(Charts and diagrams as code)
-------------------------
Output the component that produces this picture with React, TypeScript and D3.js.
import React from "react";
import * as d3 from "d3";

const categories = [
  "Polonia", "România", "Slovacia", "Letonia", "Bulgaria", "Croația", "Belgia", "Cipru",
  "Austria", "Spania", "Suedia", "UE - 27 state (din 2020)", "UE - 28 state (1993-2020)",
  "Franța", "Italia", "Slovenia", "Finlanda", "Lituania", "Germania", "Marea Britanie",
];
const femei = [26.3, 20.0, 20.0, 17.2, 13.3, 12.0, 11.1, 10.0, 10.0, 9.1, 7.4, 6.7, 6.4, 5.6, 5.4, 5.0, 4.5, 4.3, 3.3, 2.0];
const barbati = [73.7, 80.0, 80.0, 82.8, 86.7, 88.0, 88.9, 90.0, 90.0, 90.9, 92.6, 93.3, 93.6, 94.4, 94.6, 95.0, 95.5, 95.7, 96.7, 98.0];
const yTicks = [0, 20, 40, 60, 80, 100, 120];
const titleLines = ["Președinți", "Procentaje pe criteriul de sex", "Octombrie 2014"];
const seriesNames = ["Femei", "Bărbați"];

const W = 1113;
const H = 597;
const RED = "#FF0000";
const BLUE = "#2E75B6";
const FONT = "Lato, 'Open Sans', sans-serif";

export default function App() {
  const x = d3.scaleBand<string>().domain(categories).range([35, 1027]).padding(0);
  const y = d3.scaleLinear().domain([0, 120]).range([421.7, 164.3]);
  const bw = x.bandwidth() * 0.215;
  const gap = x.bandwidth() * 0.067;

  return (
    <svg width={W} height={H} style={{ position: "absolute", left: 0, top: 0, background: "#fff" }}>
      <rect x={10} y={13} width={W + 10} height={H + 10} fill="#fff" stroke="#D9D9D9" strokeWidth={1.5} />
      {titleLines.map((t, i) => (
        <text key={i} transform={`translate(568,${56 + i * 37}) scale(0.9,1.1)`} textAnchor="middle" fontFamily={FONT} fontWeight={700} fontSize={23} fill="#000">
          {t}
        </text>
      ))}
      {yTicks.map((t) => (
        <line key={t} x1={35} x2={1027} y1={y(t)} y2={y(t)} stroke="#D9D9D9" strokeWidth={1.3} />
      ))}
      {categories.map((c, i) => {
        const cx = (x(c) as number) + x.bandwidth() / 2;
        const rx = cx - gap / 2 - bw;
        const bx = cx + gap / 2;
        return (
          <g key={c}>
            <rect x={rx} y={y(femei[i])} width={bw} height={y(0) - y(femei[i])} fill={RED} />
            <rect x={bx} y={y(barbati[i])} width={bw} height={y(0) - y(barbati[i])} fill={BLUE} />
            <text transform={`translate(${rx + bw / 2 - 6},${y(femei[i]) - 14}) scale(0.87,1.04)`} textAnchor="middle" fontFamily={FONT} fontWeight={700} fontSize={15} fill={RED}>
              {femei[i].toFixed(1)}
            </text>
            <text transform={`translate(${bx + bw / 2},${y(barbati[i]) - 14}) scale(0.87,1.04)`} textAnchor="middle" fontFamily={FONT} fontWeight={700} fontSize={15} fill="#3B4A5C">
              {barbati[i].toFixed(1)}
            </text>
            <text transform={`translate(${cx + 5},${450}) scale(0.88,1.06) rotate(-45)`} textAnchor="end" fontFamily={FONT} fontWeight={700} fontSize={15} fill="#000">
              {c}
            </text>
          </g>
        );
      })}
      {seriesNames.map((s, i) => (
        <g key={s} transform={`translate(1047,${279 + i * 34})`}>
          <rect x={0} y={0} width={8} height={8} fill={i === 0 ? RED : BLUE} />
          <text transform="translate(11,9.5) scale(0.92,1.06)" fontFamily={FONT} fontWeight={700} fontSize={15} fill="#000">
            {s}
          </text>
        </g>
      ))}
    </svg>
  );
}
-------------------------
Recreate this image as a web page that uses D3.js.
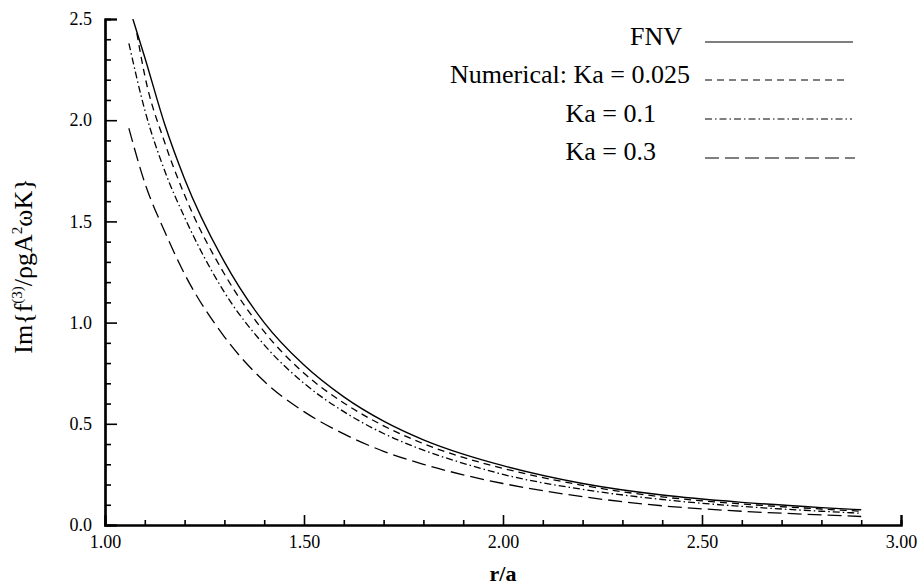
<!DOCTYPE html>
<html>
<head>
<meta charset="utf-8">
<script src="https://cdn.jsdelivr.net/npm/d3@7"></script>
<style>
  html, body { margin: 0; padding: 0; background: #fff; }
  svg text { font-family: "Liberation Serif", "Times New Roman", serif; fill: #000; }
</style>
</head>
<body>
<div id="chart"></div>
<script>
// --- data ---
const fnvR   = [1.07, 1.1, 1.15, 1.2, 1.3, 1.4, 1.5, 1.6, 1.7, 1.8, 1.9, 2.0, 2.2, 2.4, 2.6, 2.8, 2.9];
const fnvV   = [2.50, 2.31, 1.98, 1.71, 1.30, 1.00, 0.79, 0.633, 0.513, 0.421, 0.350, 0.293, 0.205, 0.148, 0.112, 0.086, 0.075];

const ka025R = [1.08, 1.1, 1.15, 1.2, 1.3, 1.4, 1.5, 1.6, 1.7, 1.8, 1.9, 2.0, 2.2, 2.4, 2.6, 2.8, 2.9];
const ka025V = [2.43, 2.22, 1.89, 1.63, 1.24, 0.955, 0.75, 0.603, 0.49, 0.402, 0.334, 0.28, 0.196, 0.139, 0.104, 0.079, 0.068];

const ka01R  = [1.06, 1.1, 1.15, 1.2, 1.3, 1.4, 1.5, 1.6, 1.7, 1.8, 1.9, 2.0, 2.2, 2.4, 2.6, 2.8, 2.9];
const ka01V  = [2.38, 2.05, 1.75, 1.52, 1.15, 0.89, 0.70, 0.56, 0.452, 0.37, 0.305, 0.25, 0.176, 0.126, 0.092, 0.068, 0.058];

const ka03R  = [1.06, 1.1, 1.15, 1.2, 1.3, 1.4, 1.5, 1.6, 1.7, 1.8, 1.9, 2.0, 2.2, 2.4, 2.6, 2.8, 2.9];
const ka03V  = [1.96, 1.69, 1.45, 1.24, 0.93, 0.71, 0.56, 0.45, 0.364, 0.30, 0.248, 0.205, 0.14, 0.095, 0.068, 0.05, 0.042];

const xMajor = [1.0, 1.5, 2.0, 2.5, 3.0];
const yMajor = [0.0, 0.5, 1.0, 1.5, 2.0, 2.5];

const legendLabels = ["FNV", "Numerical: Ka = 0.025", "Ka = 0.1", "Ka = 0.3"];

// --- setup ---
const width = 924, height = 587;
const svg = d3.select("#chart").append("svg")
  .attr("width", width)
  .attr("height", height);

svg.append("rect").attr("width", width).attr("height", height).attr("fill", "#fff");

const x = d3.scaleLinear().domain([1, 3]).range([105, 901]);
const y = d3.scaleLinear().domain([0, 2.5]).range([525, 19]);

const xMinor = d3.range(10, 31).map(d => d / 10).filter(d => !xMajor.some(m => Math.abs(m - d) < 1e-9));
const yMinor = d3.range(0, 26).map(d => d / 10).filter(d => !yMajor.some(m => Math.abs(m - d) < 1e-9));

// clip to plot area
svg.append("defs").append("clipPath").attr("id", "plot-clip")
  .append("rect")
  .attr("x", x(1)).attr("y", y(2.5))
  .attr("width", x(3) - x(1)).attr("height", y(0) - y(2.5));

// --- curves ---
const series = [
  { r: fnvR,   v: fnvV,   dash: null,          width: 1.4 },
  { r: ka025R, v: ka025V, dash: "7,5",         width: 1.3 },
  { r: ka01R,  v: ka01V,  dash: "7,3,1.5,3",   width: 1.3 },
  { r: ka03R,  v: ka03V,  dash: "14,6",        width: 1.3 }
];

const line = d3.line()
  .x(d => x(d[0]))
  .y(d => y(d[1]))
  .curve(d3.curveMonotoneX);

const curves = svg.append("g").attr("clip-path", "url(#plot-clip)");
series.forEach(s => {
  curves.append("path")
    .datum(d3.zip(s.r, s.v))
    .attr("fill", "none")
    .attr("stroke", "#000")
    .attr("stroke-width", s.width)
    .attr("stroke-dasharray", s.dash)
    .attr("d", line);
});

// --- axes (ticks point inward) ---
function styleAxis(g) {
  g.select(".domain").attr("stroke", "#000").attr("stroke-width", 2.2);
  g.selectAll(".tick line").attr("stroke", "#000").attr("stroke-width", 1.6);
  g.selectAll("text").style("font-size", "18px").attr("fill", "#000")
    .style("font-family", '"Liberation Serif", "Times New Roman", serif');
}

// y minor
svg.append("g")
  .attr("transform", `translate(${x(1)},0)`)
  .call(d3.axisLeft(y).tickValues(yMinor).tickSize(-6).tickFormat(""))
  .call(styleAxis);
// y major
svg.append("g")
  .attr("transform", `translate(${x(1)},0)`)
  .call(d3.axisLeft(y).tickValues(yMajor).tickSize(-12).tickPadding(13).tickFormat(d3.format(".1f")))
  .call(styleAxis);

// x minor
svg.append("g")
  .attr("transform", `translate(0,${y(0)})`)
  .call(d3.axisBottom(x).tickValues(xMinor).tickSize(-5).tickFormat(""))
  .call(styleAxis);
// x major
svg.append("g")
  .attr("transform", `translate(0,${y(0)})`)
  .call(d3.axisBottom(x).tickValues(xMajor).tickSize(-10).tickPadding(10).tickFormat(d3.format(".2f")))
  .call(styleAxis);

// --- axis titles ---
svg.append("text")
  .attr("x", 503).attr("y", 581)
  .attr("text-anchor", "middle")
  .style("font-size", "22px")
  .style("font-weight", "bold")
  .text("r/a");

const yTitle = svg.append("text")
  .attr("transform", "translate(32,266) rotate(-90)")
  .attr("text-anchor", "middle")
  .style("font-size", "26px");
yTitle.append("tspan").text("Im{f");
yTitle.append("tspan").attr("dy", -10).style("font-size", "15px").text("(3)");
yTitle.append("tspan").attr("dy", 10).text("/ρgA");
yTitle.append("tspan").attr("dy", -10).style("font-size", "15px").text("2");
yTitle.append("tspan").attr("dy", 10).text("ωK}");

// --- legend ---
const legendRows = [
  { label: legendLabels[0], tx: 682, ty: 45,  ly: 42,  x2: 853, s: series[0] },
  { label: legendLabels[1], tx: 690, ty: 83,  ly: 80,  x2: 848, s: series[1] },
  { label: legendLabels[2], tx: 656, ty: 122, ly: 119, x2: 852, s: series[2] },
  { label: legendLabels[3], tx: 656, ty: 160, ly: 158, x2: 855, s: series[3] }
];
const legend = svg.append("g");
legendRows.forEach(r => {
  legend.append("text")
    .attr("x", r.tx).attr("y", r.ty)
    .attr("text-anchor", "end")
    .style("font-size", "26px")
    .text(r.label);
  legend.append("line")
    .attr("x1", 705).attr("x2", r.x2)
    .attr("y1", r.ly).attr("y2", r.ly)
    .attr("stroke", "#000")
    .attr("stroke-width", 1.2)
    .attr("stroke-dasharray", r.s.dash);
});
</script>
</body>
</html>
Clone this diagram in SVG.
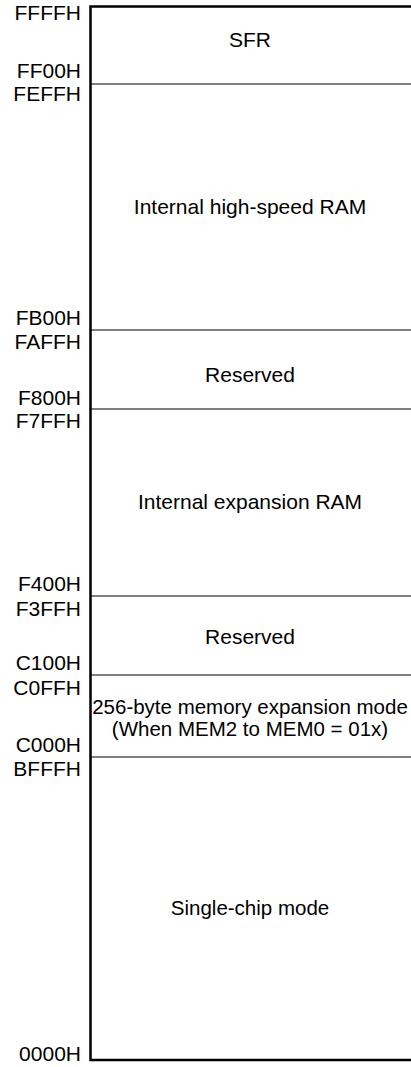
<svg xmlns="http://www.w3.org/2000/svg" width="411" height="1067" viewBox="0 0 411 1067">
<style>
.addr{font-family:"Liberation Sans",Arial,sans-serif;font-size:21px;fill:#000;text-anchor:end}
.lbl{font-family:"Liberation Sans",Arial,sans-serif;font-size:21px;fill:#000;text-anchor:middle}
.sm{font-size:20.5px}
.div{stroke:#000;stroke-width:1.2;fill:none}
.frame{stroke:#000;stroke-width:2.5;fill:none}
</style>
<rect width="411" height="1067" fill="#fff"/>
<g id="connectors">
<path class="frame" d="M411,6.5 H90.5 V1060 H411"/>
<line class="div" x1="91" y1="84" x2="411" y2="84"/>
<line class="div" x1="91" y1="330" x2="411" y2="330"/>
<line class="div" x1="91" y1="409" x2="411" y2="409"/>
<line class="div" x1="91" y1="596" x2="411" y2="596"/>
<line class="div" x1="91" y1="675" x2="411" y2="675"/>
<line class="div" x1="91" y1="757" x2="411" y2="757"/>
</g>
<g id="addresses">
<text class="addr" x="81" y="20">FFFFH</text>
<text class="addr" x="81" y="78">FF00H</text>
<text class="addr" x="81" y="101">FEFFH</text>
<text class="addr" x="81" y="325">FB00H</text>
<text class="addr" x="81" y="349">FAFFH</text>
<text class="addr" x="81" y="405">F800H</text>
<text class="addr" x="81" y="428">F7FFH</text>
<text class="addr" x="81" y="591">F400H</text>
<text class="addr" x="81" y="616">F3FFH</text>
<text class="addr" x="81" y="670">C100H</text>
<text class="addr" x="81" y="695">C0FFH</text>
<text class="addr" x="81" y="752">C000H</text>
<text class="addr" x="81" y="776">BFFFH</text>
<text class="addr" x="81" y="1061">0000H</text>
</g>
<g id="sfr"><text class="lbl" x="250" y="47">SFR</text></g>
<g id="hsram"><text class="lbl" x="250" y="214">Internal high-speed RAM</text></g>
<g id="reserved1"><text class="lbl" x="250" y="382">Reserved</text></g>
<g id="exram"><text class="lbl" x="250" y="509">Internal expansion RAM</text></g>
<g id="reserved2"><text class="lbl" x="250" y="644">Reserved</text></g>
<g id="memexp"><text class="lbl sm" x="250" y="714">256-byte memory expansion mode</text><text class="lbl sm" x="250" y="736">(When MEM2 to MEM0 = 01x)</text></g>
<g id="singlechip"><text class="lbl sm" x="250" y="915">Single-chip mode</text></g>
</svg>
-------------------------
_What to do_.
Nothing but the lines from the one with "Output the component" through the one with "const gap = x.bandwidth() * 0.067;" should be retyped; include both and keep them exact.

_Response for this exercise_.
Output the component that produces this picture with React, TypeScript and D3.js.
import React from "react";
import * as d3 from "d3";

const categories = [
  "Polonia", "România", "Slovacia", "Letonia", "Bulgaria", "Croația", "Belgia", "Cipru",
  "Austria", "Spania", "Suedia", "UE - 27 state (din 2020)", "UE - 28 state (1993-2020)",
  "Franța", "Italia", "Slovenia", "Finlanda", "Lituania", "Germania", "Marea Britanie",
];
const femei = [26.3, 20.0, 20.0, 17.2, 13.3, 12.0, 11.1, 10.0, 10.0, 9.1, 7.4, 6.7, 6.4, 5.6, 5.4, 5.0, 4.5, 4.3, 3.3, 2.0];
const barbati = [73.7, 80.0, 80.0, 82.8, 86.7, 88.0, 88.9, 90.0, 90.0, 90.9, 92.6, 93.3, 93.6, 94.4, 94.6, 95.0, 95.5, 95.7, 96.7, 98.0];
const yTicks = [0, 20, 40, 60, 80, 100, 120];
const titleLines = ["Președinți", "Procentaje pe criteriul de sex", "Octombrie 2014"];
const seriesNames = ["Femei", "Bărbați"];

const W = 1113;
const H = 597;
const RED = "#FF0000";
const BLUE = "#2E75B6";
const FONT = "Lato, 'Open Sans', sans-serif";

export default function App() {
  const x = d3.scaleBand<string>().domain(categories).range([35, 1027]).padding(0);
  const y = d3.scaleLinear().domain([0, 120]).range([421.7, 164.3]);
  const bw = x.bandwidth() * 0.215;
  const gap = x.bandwidth() * 0.067;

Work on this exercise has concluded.